La nostalgie du premier amour

C’est pourquoi l’autre nous est si familier.  » C’est comme si on se connaissait depuis toujours !  » s’étonnent les cœurs transis.  » Téléguidé  » par un présavoir venu tout droit de ses premières expériences infantiles, chacun a dans la tête un fantasme précis qui va orienter sa quête de l’alter ego.  » Ce n’est pas sans raison si l’enfant au sein de la mère est le prototype de toute relation amoureuse, souligne le psychanalyste Christian David. Tout le monde porte en lui la nostalgie du premier amour, idéalisé, comblant, princeps, l’amour maternel.

 » Hommes ou femmes, nous avons tous tendance à reproduire – ou, à l’inverse, à gommer – cette relation affective archaïque, empreinte indélébile. Pourquoi Stéphanie a-t-elle flashé sur Christian ?  » Ce qui m’a vraiment fait craquer, ce sont ses talents de cuisinier. J’adore déguster les petits plats qu’il me prépare amoureusement. Quand j’arrive chez lui, ça sent bon, il me dorlote. Dans ses bras, je me sens protégée, en sécurité.  »

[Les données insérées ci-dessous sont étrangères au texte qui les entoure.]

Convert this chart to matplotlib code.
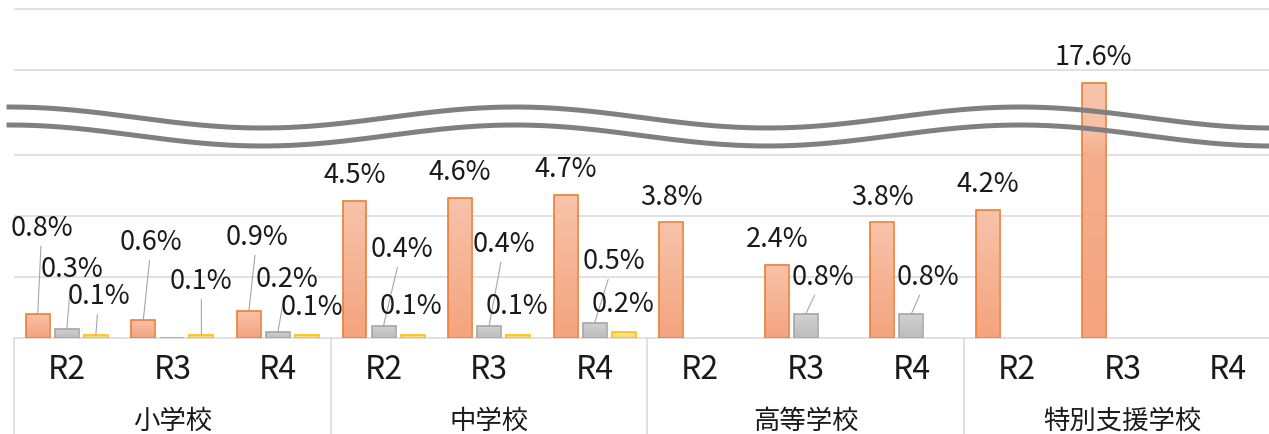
import numpy as np
import matplotlib
matplotlib.use('Agg')
import matplotlib.pyplot as plt
from matplotlib.transforms import blended_transform_factory

plt.rcParams['font.family'] = ['Noto Sans CJK JP', 'DejaVu Sans']

# --- data -------------------------------------------------------------
schools = ['小学校', '中学校', '高等学校', '特別支援学校']
years = ['R2', 'R3', 'R4']

# values in %, one per (school, year); None = no bar
orange_vals = [0.8, 0.6, 0.9, 4.5, 4.6, 4.7, 3.8, 2.4, 3.8, 4.2, 17.6, None]
gray_vals = [0.3, 0.0, 0.2, 0.4, 0.4, 0.5, None, 0.8, 0.8, None, None, None]
yellow_vals = [0.1, 0.1, 0.1, 0.1, 0.1, 0.2, None, None, None, None, None, None]

# --- style ------------------------------------------------------------
GRID = '#D9D9D9'
TEXT = '#1A1A1A'
series = [
    # values, offset (category units), top colour, bottom colour, edge
    (orange_vals, -0.275, '#F7C3AA', '#F4A47F', '#ED7D31'),
    (gray_vals, 0.0, '#D2D2D2', '#BDBDBD', '#A5A5A5'),
    (yellow_vals, 0.275, '#FFE9A8', '#FFD966', '#FFC000'),
]
BAR_W = 0.227

# label placement (pixels: dx right, dy up from bar top), leader line flag
label_pos = {
    (0, 0): (4, 85, True), (1, 0): (5, 59, True), (2, 0): (3, 38, True),
    (0, 1): (8, 77, True), (2, 1): (0, 53, True),
    (0, 2): (8, 73, True), (1, 2): (9, 52, True), (2, 2): (5, 27, False),
    (1, 3): (18, 76, True), (2, 3): (-2, 28, False),
    (1, 4): (15, 81, True), (2, 4): (-1, 28, False),
    (1, 5): (19, 61, True), (2, 5): (-1, 27, False),
    (1, 7): (17, 36, True), (1, 8): (16, 36, True),
}

# broken y axis: 6..16 squeezed
B = 6.77
C = (B - 6) / 10


def fwd(y):
    y = np.asarray(y, float)
    return np.where(y <= 6, y, np.where(y < 16, 6 + (y - 6) * C, y - 16 + B))


def inv(u):
    u = np.asarray(u, float)
    return np.where(u <= 6, u, np.where(u < B, 6 + (u - 6) / C, u - B + 16))


W, H = 1269, 434
fig = plt.figure(figsize=(W / 100, H / 100), dpi=100)
ax = fig.add_axes([14 / W, 96 / H, 1267 / W, 338 / H])
ax.set_yscale('function', functions=(fwd, inv))
ax.set_ylim(0, 20.31)
ax.set_xlim(-0.5, 11.5)

ax.set_yticks([2, 4, 6, 18, 20])
ax.yaxis.grid(True, color=GRID, lw=1.1)
ax.set_axisbelow(True)
ax.tick_params(left=False, labelleft=False, bottom=False, labelbottom=False)
for s in ['left', 'right', 'top']:
    ax.spines[s].set_visible(False)
ax.spines['bottom'].set_color(GRID)
ax.spines['bottom'].set_linewidth(1.1)

n = len(schools) * len(years)
xs = np.arange(n)
grad = np.linspace(0, 1, 64).reshape(-1, 1)

for si, (vals, off, top_c, bot_c, edge) in enumerate(series):
    cmap = matplotlib.colors.LinearSegmentedColormap.from_list('g', [bot_c, top_c])
    for i, v in enumerate(vals):
        if v is None:
            continue
        x = xs[i] + off
        bars = ax.bar(x, v, width=BAR_W, facecolor='none', edgecolor=edge,
                      linewidth=1.2, zorder=3)
        if v > 0:
            im = ax.imshow(grad, extent=[x - BAR_W / 2, x + BAR_W / 2, 0, v],
                           origin='lower', aspect='auto', cmap=cmap, zorder=2)
            im.set_clip_path(bars[0])
        if v == 0:
            continue
        dx, dy, leader = label_pos.get((si, i), (0, 25, False))
        ax.annotate(f'{v:.1f}%', xy=(x, v), xytext=(dx * 0.72, dy * 0.72),
                    textcoords='offset points', ha='center', va='center',
                    fontsize=19.5, color=TEXT, zorder=5,
                    arrowprops=dict(arrowstyle='-', color='#A6A6A6', lw=0.8,
                                    shrinkA=1, shrinkB=0) if leader else None)

ax.set_xlim(-0.5, 11.5)
ax.set_ylim(0, 20.31)

# category axis below the plot
tr = blended_transform_factory(ax.transData, ax.transAxes)
for g in range(len(schools)):
    ax.plot([g * 3 - 0.5] * 2, [0, -0.3], transform=tr, color=GRID, lw=1.1,
            clip_on=False)
    ax.text(g * 3 + 1, -0.246, schools[g], transform=tr, ha='center',
            va='center', fontsize=19, color=TEXT)
    for k, yr in enumerate(years):
        ax.text(g * 3 + k, -0.094, yr, transform=tr, ha='center',
                va='center', fontsize=23, color=TEXT)

# wavy break marks
px = np.linspace(9, W, 400)
upper = 117.5 - 10.5 * np.cos(2 * np.pi * (px - 10) / 505)
for yy in (upper, upper + 18):
    fig.add_artist(plt.Line2D(px / W, 1 - yy / H, transform=fig.transFigure,
                              color='#808080', lw=3.6, zorder=10))

fig.savefig('out.png', dpi=100)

Miroir, suis-je ce que je rêve d’être ?

Aujourd’hui, note Jean-Georges Lemaire, la rencontre amoureuse est surinvestie, on la souhaite parfaite, idéale. Voilà sans doute pourquoi la  » collusion inconsciente narcissique  » est devenue la plus fréquente dans les choix amoureux. On cherche un être qui ressemble à ce que l’on pense être ou à ce que l’on voudrait être, qui est ou qui a  » tout ce dont on rêvait « . Bref, un faire-valoir, un miroir qui renvoie une image positive de soi-même. C’est ce qu’a éprouvé Virginie quand elle a croisé Lorenzo :  » Il était merveilleux, riche, sûr de lui, gai. Il possédait tout ce que j’aurais aimé avoir, une famille, le père et la mère dont j’ai toujours rêvé, moi, enfant de la Dass. Son amour m’a aidée à croire en moi. Je me suis dit : puisqu’un homme aussi génial m’aime, c’est que je ne suis pas si tarte que ça.  »

Selon J.-G. Lemaire, l’idéalisation est le fondement de l’amour :  » Il n’y a guère de rencontre amoureuse sans cette forme de surévaluation du partenaire, sans cette euphorie annulatrice d’anxiété. Si l’objet est totalement bon, le sujet aussi est heureux et tout-puissant.  » Cette phase qui s’appuie sur le clivage et le déni de la réalité, à la limite du  » pathologique « , fait peur à tous les frileux qui redoutent la fusion et diabolisent la passion. Ils ne supportent pas de perdre la maîtrise de leurs émotions, mais ils ont tort, précise Alberto Eiguer, psychothérapeute de couple, car cet élan passionnel est une victoire de la libido, une dynamique d’Eros  » pour la vie contre la mort, pour la fusion contre la séparation, pour le plaisir contre la souffrance  » (Clinique psychanalytique du couple). Toute rencontre amoureuse tend à la fusion avec l’autre. Comme le rappelle Freud, aux prémisses de l’état amoureux, la démarcation entre moi et l’objet tend à s’effacer. Toi et moi ne font qu’un.